--- start ---
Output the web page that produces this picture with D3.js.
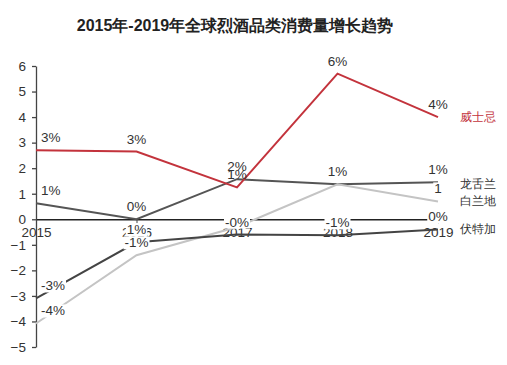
<!DOCTYPE html>
<html><head><meta charset="utf-8">
<script src="https://cdn.jsdelivr.net/npm/d3@7/dist/d3.min.js"></script>
<style>
body{margin:0;background:#fff;}
text{font-family:"Liberation Sans",Arial,sans-serif;}
</style></head>
<body><svg id="c" width="507" height="365"></svg>
<script>
const years = ["2015","2016","2017","2018","2019"];
const yTicks = [-5,-4,-3,-2,-1,0,1,2,3,4,5,6];
const seriesNames = ["威士忌","龙舌兰","白兰地","伏特加"];
const whisky  = [2.7, 2.65, 1.25, 5.7, 4.0];
const tequila = [0.63, 0.0, 1.57, 1.37, 1.45];
const brandy  = [-4.08, -1.41, -0.3, 1.37, 0.7];
const vodka   = [-3.1, -0.9, -0.6, -0.63, -0.4];
const whiskyLabels  = ["3%","3%","2%","6%","4%"];
const tequilaLabels = ["1%","0%","1%","1%","1%"];
const brandyLabels  = ["-4%","-1%","","1%","1"];
const vodkaLabels   = ["-3%","1%","-0%","-1%","0%"];
const title = "2015年-2019年全球烈酒品类消费量增长趋势";

const series = [
  {key:"t", name:seriesNames[1], values:tequila, labels:tequilaLabels, color:"#555555", nameColor:"#333", bg:false},
  {key:"b", name:seriesNames[2], values:brandy, labels:brandyLabels, color:"#c4c4c4", nameColor:"#333", bg:true},
  {key:"v", name:seriesNames[3], values:vodka, labels:vodkaLabels, color:"#444444", nameColor:"#333", bg:true},
  {key:"w", name:seriesNames[0], values:whisky, labels:whiskyLabels, color:"#c3333c", nameColor:"#c3333c", bg:false}
];
// label offset tweaks (layout only)
const labelDy = {"w2":-16, "t2":0};

const svg = d3.select("#c");
const x = d3.scalePoint().domain(years).range([36, 438]);
const y = d3.scaleLinear().domain([-5, 6]).range([347, 66]);

svg.append("text").attr("x", 235).attr("y", 31).attr("text-anchor","middle")
  .attr("font-size", 16).attr("font-weight","bold").attr("fill","#222").text(title);

const ya = svg.append("g").attr("transform","translate(36,0)")
  .call(d3.axisLeft(y).tickValues(yTicks).tickSize(4).tickSizeOuter(0).tickPadding(6).tickFormat(d3.format("d")));
ya.selectAll("path,line").attr("stroke","#444").attr("stroke-width",1.3);
ya.selectAll("text").attr("font-size",13.5).attr("fill","#333");

const xa = svg.append("g").attr("transform",`translate(0,${y(0)})`)
  .call(d3.axisBottom(x).tickSize(4).tickSizeOuter(0).tickPadding(4));
xa.select("path").attr("stroke","#222").attr("stroke-width",1.3);
xa.selectAll("line").attr("stroke","#444");
xa.selectAll("text").attr("font-size",13.5).attr("fill","#333");

const line = d3.line().x((d,i)=>x(years[i])).y(d=>y(d));
series.forEach(s=>{
  svg.append("path").datum(s.values).attr("d",line).attr("fill","none")
    .attr("stroke",s.color).attr("stroke-width",2);
});

series.forEach(s=>{
  s.values.forEach((v,i)=>{
    const t = s.labels[i];
    if(!t) return;
    const g = svg.append("g");
    const first = i===0;
    const dy = labelDy[s.key+i] !== undefined ? labelDy[s.key+i] : -8;
    const tx = g.append("text")
      .attr("x", first ? x(years[i])+5 : x(years[i]))
      .attr("y", y(v)+dy)
      .attr("text-anchor", first ? "start" : "middle")
      .attr("font-size",13.5).attr("fill","#333").text(t);
    if(s.bg){
      const b = tx.node().getBBox();
      g.insert("rect","text").attr("x",b.x-1).attr("y",b.y+1).attr("width",b.width+2).attr("height",b.height-2).attr("fill","#fff");
    }
  });
});

const namePos = {"威士忌":4.0,"龙舌兰":1.4,"白兰地":0.7,"伏特加":-0.4};
series.forEach(s=>{
  svg.append("text").attr("x",460).attr("y",y(namePos[s.name])+4)
    .attr("font-size",12).attr("fill",s.nameColor).text(s.name);
});
</script></body></html>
--- end ---
• _WHAT IS REQUIRED_:
Leave every image out, and retype the material exactly.

• _COMPLETE RESPONSE_:
Output the web page that produces this picture with D3.js.
<!DOCTYPE html>
<html><head><meta charset="utf-8">
<script src="https://cdn.jsdelivr.net/npm/d3@7/dist/d3.min.js"></script>
<style>
body{margin:0;background:#fff;}
text{font-family:"Liberation Sans",Arial,sans-serif;}
</style></head>
<body><svg id="c" width="507" height="365"></svg>
<script>
const years = ["2015","2016","2017","2018","2019"];
const yTicks = [-5,-4,-3,-2,-1,0,1,2,3,4,5,6];
const seriesNames = ["威士忌","龙舌兰","白兰地","伏特加"];
const whisky  = [2.7, 2.65, 1.25, 5.7, 4.0];
const tequila = [0.63, 0.0, 1.57, 1.37, 1.45];
const brandy  = [-4.08, -1.41, -0.3, 1.37, 0.7];
const vodka   = [-3.1, -0.9, -0.6, -0.63, -0.4];
const whiskyLabels  = ["3%","3%","2%","6%","4%"];
const tequilaLabels = ["1%","0%","1%","1%","1%"];
const brandyLabels  = ["-4%","-1%","","1%","1"];
const vodkaLabels   = ["-3%","1%","-0%","-1%","0%"];
const title = "2015年-2019年全球烈酒品类消费量增长趋势";

const series = [
  {key:"t", name:seriesNames[1], values:tequila, labels:tequilaLabels, color:"#555555", nameColor:"#333", bg:false},
  {key:"b", name:seriesNames[2], values:brandy, labels:brandyLabels, color:"#c4c4c4", nameColor:"#333", bg:true},
  {key:"v", name:seriesNames[3], values:vodka, labels:vodkaLabels, color:"#444444", nameColor:"#333", bg:true},
  {key:"w", name:seriesNames[0], values:whisky, labels:whiskyLabels, color:"#c3333c", nameColor:"#c3333c", bg:false}
];
// label offset tweaks (layout only)
const labelDy = {"w2":-16, "t2":0};

const svg = d3.select("#c");
const x = d3.scalePoint().domain(years).range([36, 438]);
const y = d3.scaleLinear().domain([-5, 6]).range([347, 66]);

svg.append("text").attr("x", 235).attr("y", 31).attr("text-anchor","middle")
  .attr("font-size", 16).attr("font-weight","bold").attr("fill","#222").text(title);

const ya = svg.append("g").attr("transform","translate(36,0)")
  .call(d3.axisLeft(y).tickValues(yTicks).tickSize(4).tickSizeOuter(0).tickPadding(6).tickFormat(d3.format("d")));
ya.selectAll("path,line").attr("stroke","#444").attr("stroke-width",1.3);
ya.selectAll("text").attr("font-size",13.5).attr("fill","#333");

const xa = svg.append("g").attr("transform",`translate(0,${y(0)})`)
  .call(d3.axisBottom(x).tickSize(4).tickSizeOuter(0).tickPadding(4));
xa.select("path").attr("stroke","#222").attr("stroke-width",1.3);
xa.selectAll("line").attr("stroke","#444");
xa.selectAll("text").attr("font-size",13.5).attr("fill","#333");

const line = d3.line().x((d,i)=>x(years[i])).y(d=>y(d));
series.forEach(s=>{
  svg.append("path").datum(s.values).attr("d",line).attr("fill","none")
    .attr("stroke",s.color).attr("stroke-width",2);
});

series.forEach(s=>{
  s.values.forEach((v,i)=>{
    const t = s.labels[i];
    if(!t) return;
    const g = svg.append("g");
    const first = i===0;
    const dy = labelDy[s.key+i] !== undefined ? labelDy[s.key+i] : -8;
    const tx = g.append("text")
      .attr("x", first ? x(years[i])+5 : x(years[i]))
      .attr("y", y(v)+dy)
      .attr("text-anchor", first ? "start" : "middle")
      .attr("font-size",13.5).attr("fill","#333").text(t);
    if(s.bg){
      const b = tx.node().getBBox();
      g.insert("rect","text").attr("x",b.x-1).attr("y",b.y+1).attr("width",b.width+2).attr("height",b.height-2).attr("fill","#fff");
    }
  });
});

const namePos = {"威士忌":4.0,"龙舌兰":1.4,"白兰地":0.7,"伏特加":-0.4};
series.forEach(s=>{
  svg.append("text").attr("x",460).attr("y",y(namePos[s.name])+4)
    .attr("font-size",12).attr("fill",s.nameColor).text(s.name);
});
</script></body></html>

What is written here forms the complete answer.